Outro dia estava conversando com uma grande amiga e professora de linguagem. Ela reclamava que seus alunos possuíam uma preguiça muito grande de ler.
Minha opinião a esse respeito é justamente o contrário, no Brasil nunca se leu e escreveu tanto. O problema é a qualidade da leitura. O que se lê?
Historicamente o brasileiro nunca foi muito adepto da leitura. Grande dificuldade dos estudantes em resolver problemas de física reside em ler e interpretar o enunciado e posteriormente enunciar a resposta de forma coerente e objetiva.
Havia uma época em que se acreditou que o fato dos livros estarem acessíveis na “palma da mão” de qualquer pessoa dotada de um gadget nos tornaria leitores mais assíduos. Pelo contrário, isso provocou o desaparecimento de um numero muito grande de livrarias físicas e lançou os livros dentro do um caos de informações que é a rede mundial de computadores.
A virtualização dos livros dividiu opiniões. Alguns rejeitaram a ideia e continuam praticando a leitura física e “sentindo cheiro de papel”. Outros (como eu) andam com sua biblioteca na mochila, consultando-a a todo instante e lendo cerca de 80 livros por ano. Mas estamos falando de quem de alguma forma ja possui o habito de ler. E quanto aos que ainda não possuem o habito da boa leitura?

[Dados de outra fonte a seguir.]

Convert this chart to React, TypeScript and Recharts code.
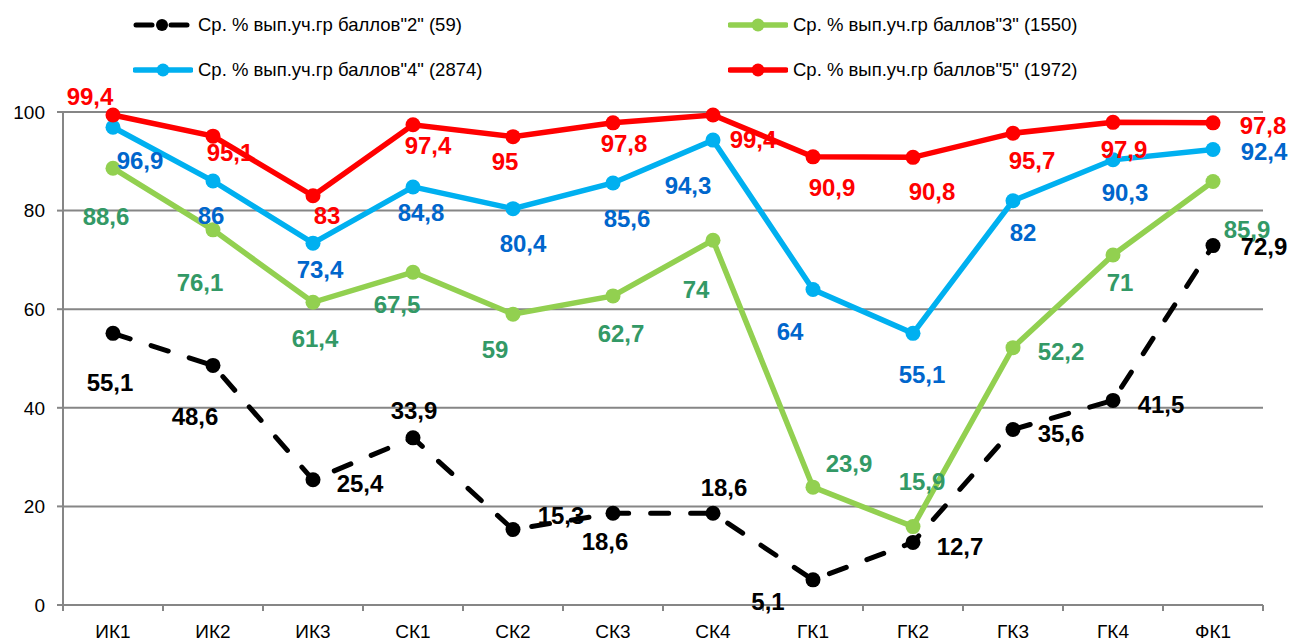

Estes navegam de informação e informação, repetindo-as sem análise e chegando a lugar nenhum. A escola enfrenta esse problema: os estudantes simplesmente não leem e quando o fazem, possuem uma dificuldade muito grande de interpretar o texto.
Os dados estão na pesquisa Retratos da Leitura no Brasil, feita com 5.012 pessoas em 311 municípios de todos os Estados em 2007.
Vejo esse problema como algo muito grave. Pois todo o pensamento humano e suas aplicações nas diversas áreas do conhecimento estão estruturadas por meio de uma lógica necessária de se entender para que ao apropriar-se dessa lógica, o individuo possa aplicá-la da forma que desejar. Sem o habito da leitura, a pessoa terá uma noção muito ruim, dessa estruturação lógica e sem se apropriar dela irá depender SEMPRE da interpretação de terceiros. Se esse problema for levado à vida adulta, a dependência desse individuo o tornará um alvo fácil e subserviente.
Quando comecei a ter contato com mais pessoas que também nutrem um gosto por jogos analógicos notei uma constante muito preocupante: Grande maioria não gosta ou tem preguiça de ler o manual. Para estes um manual de 12 páginas já é algo custoso. Para estes, ler um manual de 32 páginas é um desaforo.
Me lembro de quando pegava emprestado suplementos de RPG e me obrigava a ler cerca de 200 páginas em menos de uma semana para devolver o livro rapidamente. Ler e anotar “à mão” tudo que achasse relevante para os meus propósitos. E hoje a falta de leitura é um mal que afinge até mesmo RPGistas veteranos, que não se dão o trabalho nem ao menos de ler as informações mas básicas da raça ou da classe do seu personagem.
Não é atoa que vídeos de regras fazem tanto sucesso no youtube. Por meio do vídeo temos a informação “toda mastigada” por que o trabalho intelectual já foi feito por outra pessoa. Essa outra pessoa, estudou as regras, se apoderou de sua estrutura lógica e cresceu cognitivamente. Ela filtra o que bem entender e vende o que bem quiser a quem asiste o vídeo. Algumas vezes, quem assiste ao vídeo paga por algo que ela poderia ter “de graça”.
Espero que alguns descubram que ler e estudar um manual pode ser tão prazeroso quanto jogar. Antes do youtube era lendo o manual do jogo que se podia ter alguma noção de como o jogo funcionava na mesa. A facilidade do Youtube não deve substituir a leitura do manual, mas servir como ferramenta para enriquecer o entendimento sobre o jogo.
Considero que ler o manual e conhecer as regras, ainda que superficialmente deve ser uma obrigação de todos que se propõe a jogar. O habito de esperar que alguém sempre lhe explique as regras do jogo é um comportamento que denota no minimo uma falta de comprometimento com o ato de jogar.
Com grande frequência alguém quando vai se referir ao tempo do jogo, contabiliza o tempo de explicação das regras como se isso fosse algo “do jogo”. Se todos chegarem na mesa com uma boa noção da regras esse tempo tende a zero (ou a próximo de zero). Claro que sempre tem as pessoas que sentem algum prazer em receber a atenção quando explicam as regras para uma plateia e faz questão de que os outros sempre saibam menos que ele próprio, mas aí é outra história.
Se você está em um hobby que se propões a ser “analógico” deveria ao menos uma vez ponderar sobre estas questões. Por fim eu queria dizer apenas: parem de pedir explicação de regras, preguem a bunda na cadeira e leiam a droga do manual.